Upon meticulous examination of these giant-ass movie piles, the reason for our current slump becomes clear. Summer 2014 isn’t in dire straits because of some perceived failure on the part of filmmakers, or studios. We’re in the eye of the storm; a small grace period between the biggest summer in recorded history and two future summers that will try their hardest to blow that record to smithereens.

Should We Be Worried?

Again, a straightforward answer: “no.” Unless you’re one of the conspiracy theorists claiming that 2015 is overstuffed to the point of box office bankruptcy (or you could follow a fresher trend that 2016 is actually the year we’ll all die screaming). Take a closer look at that Box Office Mojo piece about 2013 becoming the all-time summer champ (here it is once more) and take note of this sentence:

“Next Summer, it does look like the studios are reigning in their spending a bit: while official figures aren’t yet available, it’s unlikely that more than 15 titles cost over $100 million.”

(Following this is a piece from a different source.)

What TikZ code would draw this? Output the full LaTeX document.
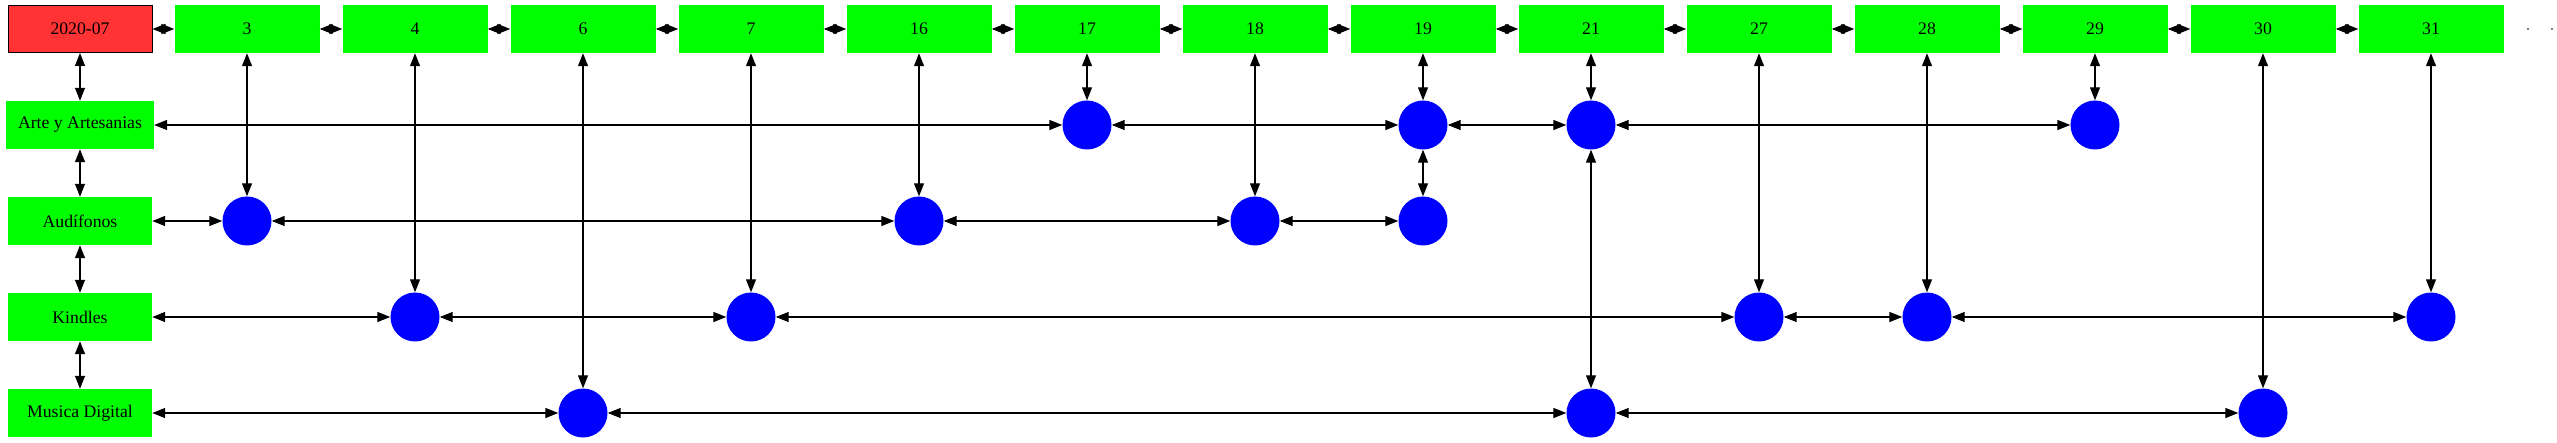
\documentclass[tikz,border=0pt]{standalone}
\usepackage{fontspec}
\setmainfont{Liberation Serif}
\usetikzlibrary{arrows.meta}
\definecolor{gv red}{HTML}{FF3333}
\definecolor{gv green}{HTML}{00FF00}
\definecolor{gv blue}{HTML}{0000FF}
\tikzset{
  x=1pt, y=-1pt,
  every node/.style={font=\fontsize{17.7}{20}\selectfont},
  topbox/.style={rectangle, fill=gv green, minimum width=145pt, minimum height=48pt, inner sep=0pt},
  rootbox/.style={rectangle, fill=gv red, draw=black, line width=1pt, minimum width=144pt, minimum height=47pt, inner sep=0pt},
  rowbox/.style={rectangle, fill=gv green, minimum width=144pt, minimum height=48pt, inner xsep=12pt, inner ysep=0pt},
  dotnode/.style={circle, fill=gv blue, minimum size=49pt, inner sep=0pt},
  tinydot/.style={rectangle, fill=gray, minimum width=2pt, minimum height=1.5pt, inner sep=0pt},
  link/.style={line width=1.3pt, draw=black, {Triangle[length=13pt,width=10pt]}-{Triangle[length=13pt,width=10pt]}},
}
\begin{document}
\begin{tikzpicture}
\useasboundingbox (0,0) rectangle (2557,443);
% root and row labels
\node[rootbox] (root) at (80,29) {2020-07};
\node[rowbox] (arte) at (80,125) {Arte y Artesanias};
\node[rowbox] (aud) at (80,221) {Audífonos};
\node[rowbox] (kin) at (80,317) {Kindles};
\node[rowbox] (mus) at (80,413) {Musica Digital};
% top row
\foreach \n [count=\i from 0] in {3,4,6,7,16,17,18,19,21,27,28,29,30,31}{
  \node[topbox] (t\n) at ({247+168*\i},29) {\n};
}
\node[tinydot] (d1) at (2528,29) {};
\node[tinydot] (d2) at (2552,29) {};
% circles: Arte row (y=125)
\node[dotnode] (a17) at (1087,125) {};
\node[dotnode] (a19) at (1423,125) {};
\node[dotnode] (a21) at (1591,125) {};
\node[dotnode] (a29) at (2095,125) {};
% Audifonos row (y=221)
\node[dotnode] (b3) at (247,221) {};
\node[dotnode] (b16) at (919,221) {};
\node[dotnode] (b18) at (1255,221) {};
\node[dotnode] (b19) at (1423,221) {};
% Kindles row (y=317)
\node[dotnode] (k4) at (415,317) {};
\node[dotnode] (k7) at (751,317) {};
\node[dotnode] (k27) at (1759,317) {};
\node[dotnode] (k28) at (1927,317) {};
\node[dotnode] (k31) at (2431,317) {};
% Musica row (y=413)
\node[dotnode] (m6) at (583,413) {};
\node[dotnode] (m21) at (1591,413) {};
\node[dotnode] (m30) at (2263,413) {};
% top row links
\draw[link] (root) -- (t3);
\draw[link] (t3) -- (t4);
\draw[link] (t4) -- (t6);
\draw[link] (t6) -- (t7);
\draw[link] (t7) -- (t16);
\draw[link] (t16) -- (t17);
\draw[link] (t17) -- (t18);
\draw[link] (t18) -- (t19);
\draw[link] (t19) -- (t21);
\draw[link] (t21) -- (t27);
\draw[link] (t27) -- (t28);
\draw[link] (t28) -- (t29);
\draw[link] (t29) -- (t30);
\draw[link] (t30) -- (t31);
% left column links
\draw[link] (root) -- (arte);
\draw[link] (arte) -- (aud);
\draw[link] (aud) -- (kin);
\draw[link] (kin) -- (mus);
% row links
\draw[link] (arte) -- (a17);
\draw[link] (a17) -- (a19);
\draw[link] (a19) -- (a21);
\draw[link] (a21) -- (a29);
\draw[link] (aud) -- (b3);
\draw[link] (b3) -- (b16);
\draw[link] (b16) -- (b18);
\draw[link] (b18) -- (b19);
\draw[link] (kin) -- (k4);
\draw[link] (k4) -- (k7);
\draw[link] (k7) -- (k27);
\draw[link] (k27) -- (k28);
\draw[link] (k28) -- (k31);
\draw[link] (mus) -- (m6);
\draw[link] (m6) -- (m21);
\draw[link] (m21) -- (m30);
% column links
\draw[link] (t3) -- (b3);
\draw[link] (t4) -- (k4);
\draw[link] (t6) -- (m6);
\draw[link] (t7) -- (k7);
\draw[link] (t16) -- (b16);
\draw[link] (t17) -- (a17);
\draw[link] (t18) -- (b18);
\draw[link] (t19) -- (a19);
\draw[link] (a19) -- (b19);
\draw[link] (t21) -- (a21);
\draw[link] (a21) -- (m21);
\draw[link] (t27) -- (k27);
\draw[link] (t28) -- (k28);
\draw[link] (t29) -- (a29);
\draw[link] (t30) -- (m30);
\draw[link] (t31) -- (k31);
\end{tikzpicture}
\end{document}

See? As early as last September, people were predicting that this summer would suffer a little shrinkage. Which makes it entirely unnecessary to panic in the streets, or to proclaim Guardians of the Galaxy or Dawn of the Planet of the Apes as conquering heroes that will save a dying season. As though a smaller summer is something that needs fixing, and not something that’s been engineered almost entirely on purpose.

Plus, there’s one area where this summer excels: all those faraway lands that exist outside the United States. Because all those summer 2014 death knells come with a caveat; that the international box office is still as strong as ever (“International returns remain strong,” “doing exceptionally well overseas” “pretty much minting money at the international box office”). Thanks, China!

Considering that 2013’s international gross sagged well below 2012’s numbers, the narrative could just as easily have been “China Sends Box Office Soaring to New Heights; Let Us Bow and Obey Their Wisdom and Obvious Love of Automobile-Shaped Robots.”

Studios plan all this out well in advance; short of something like The Lone Ranger, monkey wrenches of this magnitude don’t often come up. So not to worry! Summer 2014 is just fine the way it is. It’s the petite appetizer that precedes a four-course buffet, where chefs will stuff filet down your throat until your stomach lining bursts like that one guy in Se7en.

Don’t take all the naysaying so seriously. And remember to do the same next year, when another slew of articles pronounces 2015’s film summer to be too big and in need of immediate saving.